■ Exercise instructions ■
Copy out exactly the lines from the first line of the material below through the line containing "(-7.389,-5.159) rectangle (30.057,30.343);", and nothing beyond them.

--- Begin ---

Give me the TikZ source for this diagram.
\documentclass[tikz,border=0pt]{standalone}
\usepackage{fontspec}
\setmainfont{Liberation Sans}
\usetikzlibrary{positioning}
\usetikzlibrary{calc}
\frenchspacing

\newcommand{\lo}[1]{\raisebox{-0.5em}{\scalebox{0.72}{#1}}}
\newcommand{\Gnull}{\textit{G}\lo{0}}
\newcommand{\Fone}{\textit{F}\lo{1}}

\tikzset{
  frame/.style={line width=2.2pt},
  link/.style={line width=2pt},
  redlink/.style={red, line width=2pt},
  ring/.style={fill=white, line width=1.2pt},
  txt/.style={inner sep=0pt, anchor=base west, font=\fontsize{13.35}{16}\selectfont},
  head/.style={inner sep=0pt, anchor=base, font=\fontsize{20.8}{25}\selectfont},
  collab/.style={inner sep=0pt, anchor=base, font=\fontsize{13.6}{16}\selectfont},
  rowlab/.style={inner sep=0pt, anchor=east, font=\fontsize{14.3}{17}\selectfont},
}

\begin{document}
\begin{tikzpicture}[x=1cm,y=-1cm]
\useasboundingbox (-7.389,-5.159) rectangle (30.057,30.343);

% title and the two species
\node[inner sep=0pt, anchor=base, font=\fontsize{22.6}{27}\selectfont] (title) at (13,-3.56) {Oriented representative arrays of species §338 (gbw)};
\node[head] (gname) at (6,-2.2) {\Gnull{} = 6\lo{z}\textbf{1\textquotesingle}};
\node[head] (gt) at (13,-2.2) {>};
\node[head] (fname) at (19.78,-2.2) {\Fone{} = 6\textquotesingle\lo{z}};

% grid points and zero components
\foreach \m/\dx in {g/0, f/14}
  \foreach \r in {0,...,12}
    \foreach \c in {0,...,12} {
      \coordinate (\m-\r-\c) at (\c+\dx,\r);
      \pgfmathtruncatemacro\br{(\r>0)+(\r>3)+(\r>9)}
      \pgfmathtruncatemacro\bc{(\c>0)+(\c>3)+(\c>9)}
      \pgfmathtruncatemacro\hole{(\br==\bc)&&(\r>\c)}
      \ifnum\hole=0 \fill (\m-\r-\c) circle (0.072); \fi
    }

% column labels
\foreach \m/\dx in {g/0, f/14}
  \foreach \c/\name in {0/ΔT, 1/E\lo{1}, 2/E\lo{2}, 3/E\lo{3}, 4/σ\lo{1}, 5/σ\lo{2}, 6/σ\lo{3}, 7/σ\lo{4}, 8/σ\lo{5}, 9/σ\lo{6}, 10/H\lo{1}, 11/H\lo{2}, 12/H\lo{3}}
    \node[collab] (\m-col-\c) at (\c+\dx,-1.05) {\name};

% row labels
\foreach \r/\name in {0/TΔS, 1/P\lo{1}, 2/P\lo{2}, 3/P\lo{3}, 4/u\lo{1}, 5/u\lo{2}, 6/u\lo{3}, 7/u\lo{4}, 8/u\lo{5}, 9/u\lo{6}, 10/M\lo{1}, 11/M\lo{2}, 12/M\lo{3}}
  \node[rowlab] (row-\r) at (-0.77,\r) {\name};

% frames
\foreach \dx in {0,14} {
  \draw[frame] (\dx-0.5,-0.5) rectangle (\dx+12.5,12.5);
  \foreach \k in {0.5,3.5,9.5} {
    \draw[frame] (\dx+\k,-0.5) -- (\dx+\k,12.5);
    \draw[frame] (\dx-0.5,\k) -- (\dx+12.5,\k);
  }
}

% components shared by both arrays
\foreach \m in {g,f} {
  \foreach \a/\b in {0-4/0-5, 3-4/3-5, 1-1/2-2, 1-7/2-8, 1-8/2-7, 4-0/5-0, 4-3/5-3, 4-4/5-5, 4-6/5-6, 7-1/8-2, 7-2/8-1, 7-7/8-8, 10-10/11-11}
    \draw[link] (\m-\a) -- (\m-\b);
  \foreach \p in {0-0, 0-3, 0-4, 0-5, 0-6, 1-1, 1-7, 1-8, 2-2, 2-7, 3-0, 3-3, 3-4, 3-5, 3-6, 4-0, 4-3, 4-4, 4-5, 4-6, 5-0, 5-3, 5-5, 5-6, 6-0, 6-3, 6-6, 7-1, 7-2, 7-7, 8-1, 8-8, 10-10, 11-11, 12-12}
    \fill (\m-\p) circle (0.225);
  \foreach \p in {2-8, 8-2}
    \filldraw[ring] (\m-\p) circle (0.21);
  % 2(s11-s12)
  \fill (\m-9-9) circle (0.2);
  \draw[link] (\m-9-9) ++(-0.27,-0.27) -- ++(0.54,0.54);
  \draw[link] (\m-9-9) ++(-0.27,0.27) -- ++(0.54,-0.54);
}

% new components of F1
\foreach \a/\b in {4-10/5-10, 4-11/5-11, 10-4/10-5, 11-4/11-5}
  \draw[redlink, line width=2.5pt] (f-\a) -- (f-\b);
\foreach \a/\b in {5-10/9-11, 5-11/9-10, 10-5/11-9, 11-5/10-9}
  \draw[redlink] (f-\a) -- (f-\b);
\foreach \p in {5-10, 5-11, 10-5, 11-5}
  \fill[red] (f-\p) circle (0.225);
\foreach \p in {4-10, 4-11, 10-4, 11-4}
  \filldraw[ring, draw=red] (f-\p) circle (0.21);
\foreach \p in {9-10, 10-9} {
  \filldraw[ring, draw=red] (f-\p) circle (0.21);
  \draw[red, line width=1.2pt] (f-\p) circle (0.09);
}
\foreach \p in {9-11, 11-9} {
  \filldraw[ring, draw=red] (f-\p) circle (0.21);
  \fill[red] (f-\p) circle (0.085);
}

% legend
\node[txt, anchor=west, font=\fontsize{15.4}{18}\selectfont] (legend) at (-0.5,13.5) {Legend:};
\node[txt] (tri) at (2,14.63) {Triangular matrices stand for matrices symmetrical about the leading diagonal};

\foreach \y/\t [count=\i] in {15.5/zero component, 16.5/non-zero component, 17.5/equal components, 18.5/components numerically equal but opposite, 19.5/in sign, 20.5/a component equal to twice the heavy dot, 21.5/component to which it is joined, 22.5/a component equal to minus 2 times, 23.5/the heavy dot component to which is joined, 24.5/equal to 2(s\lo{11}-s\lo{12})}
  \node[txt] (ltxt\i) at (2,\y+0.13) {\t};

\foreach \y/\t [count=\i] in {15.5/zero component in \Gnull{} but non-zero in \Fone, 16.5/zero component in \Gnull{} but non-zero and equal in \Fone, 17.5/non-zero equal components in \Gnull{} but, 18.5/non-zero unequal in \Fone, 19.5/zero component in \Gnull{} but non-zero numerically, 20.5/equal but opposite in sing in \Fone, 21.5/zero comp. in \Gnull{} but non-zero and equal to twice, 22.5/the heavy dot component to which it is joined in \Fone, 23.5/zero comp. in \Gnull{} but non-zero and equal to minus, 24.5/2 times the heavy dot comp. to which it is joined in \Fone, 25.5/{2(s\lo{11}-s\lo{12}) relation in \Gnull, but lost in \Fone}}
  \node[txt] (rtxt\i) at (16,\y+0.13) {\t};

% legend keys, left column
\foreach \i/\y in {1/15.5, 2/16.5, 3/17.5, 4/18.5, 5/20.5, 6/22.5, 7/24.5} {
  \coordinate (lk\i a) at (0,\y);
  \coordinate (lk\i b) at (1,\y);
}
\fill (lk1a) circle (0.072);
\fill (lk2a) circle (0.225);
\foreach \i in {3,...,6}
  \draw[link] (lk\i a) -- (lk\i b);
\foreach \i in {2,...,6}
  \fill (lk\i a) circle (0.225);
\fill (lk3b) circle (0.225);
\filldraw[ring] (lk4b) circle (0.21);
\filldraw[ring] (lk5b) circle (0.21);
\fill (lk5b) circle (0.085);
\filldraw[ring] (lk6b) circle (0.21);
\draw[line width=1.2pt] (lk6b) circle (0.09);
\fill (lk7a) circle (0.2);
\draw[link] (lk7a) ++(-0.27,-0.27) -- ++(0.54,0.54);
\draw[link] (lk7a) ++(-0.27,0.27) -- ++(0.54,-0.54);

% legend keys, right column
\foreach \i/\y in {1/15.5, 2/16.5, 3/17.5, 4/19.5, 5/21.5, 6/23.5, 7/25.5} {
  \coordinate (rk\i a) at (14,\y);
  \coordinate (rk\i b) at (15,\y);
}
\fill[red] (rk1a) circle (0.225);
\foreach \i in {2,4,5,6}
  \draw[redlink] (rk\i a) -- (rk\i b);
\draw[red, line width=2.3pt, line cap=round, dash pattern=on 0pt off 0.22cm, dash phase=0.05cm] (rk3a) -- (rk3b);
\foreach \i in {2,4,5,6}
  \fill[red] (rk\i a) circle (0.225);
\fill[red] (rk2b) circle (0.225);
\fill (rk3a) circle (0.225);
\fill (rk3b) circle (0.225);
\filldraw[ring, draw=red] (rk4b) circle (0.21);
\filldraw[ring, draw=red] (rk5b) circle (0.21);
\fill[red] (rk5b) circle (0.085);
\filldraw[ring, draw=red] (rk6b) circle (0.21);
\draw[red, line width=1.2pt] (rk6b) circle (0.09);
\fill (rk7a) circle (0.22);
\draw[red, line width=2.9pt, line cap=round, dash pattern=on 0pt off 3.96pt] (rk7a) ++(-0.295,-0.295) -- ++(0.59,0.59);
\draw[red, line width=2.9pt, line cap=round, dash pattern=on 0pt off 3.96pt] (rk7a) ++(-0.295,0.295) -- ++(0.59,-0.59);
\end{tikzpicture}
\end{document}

--- End ---

■ The reply ■
Give me the TikZ source for this diagram.
\documentclass[tikz,border=0pt]{standalone}
\usepackage{fontspec}
\setmainfont{Liberation Sans}
\usetikzlibrary{positioning}
\usetikzlibrary{calc}
\frenchspacing

\newcommand{\lo}[1]{\raisebox{-0.5em}{\scalebox{0.72}{#1}}}
\newcommand{\Gnull}{\textit{G}\lo{0}}
\newcommand{\Fone}{\textit{F}\lo{1}}

\tikzset{
  frame/.style={line width=2.2pt},
  link/.style={line width=2pt},
  redlink/.style={red, line width=2pt},
  ring/.style={fill=white, line width=1.2pt},
  txt/.style={inner sep=0pt, anchor=base west, font=\fontsize{13.35}{16}\selectfont},
  head/.style={inner sep=0pt, anchor=base, font=\fontsize{20.8}{25}\selectfont},
  collab/.style={inner sep=0pt, anchor=base, font=\fontsize{13.6}{16}\selectfont},
  rowlab/.style={inner sep=0pt, anchor=east, font=\fontsize{14.3}{17}\selectfont},
}

\begin{document}
\begin{tikzpicture}[x=1cm,y=-1cm]
\useasboundingbox (-7.389,-5.159) rectangle (30.057,30.343);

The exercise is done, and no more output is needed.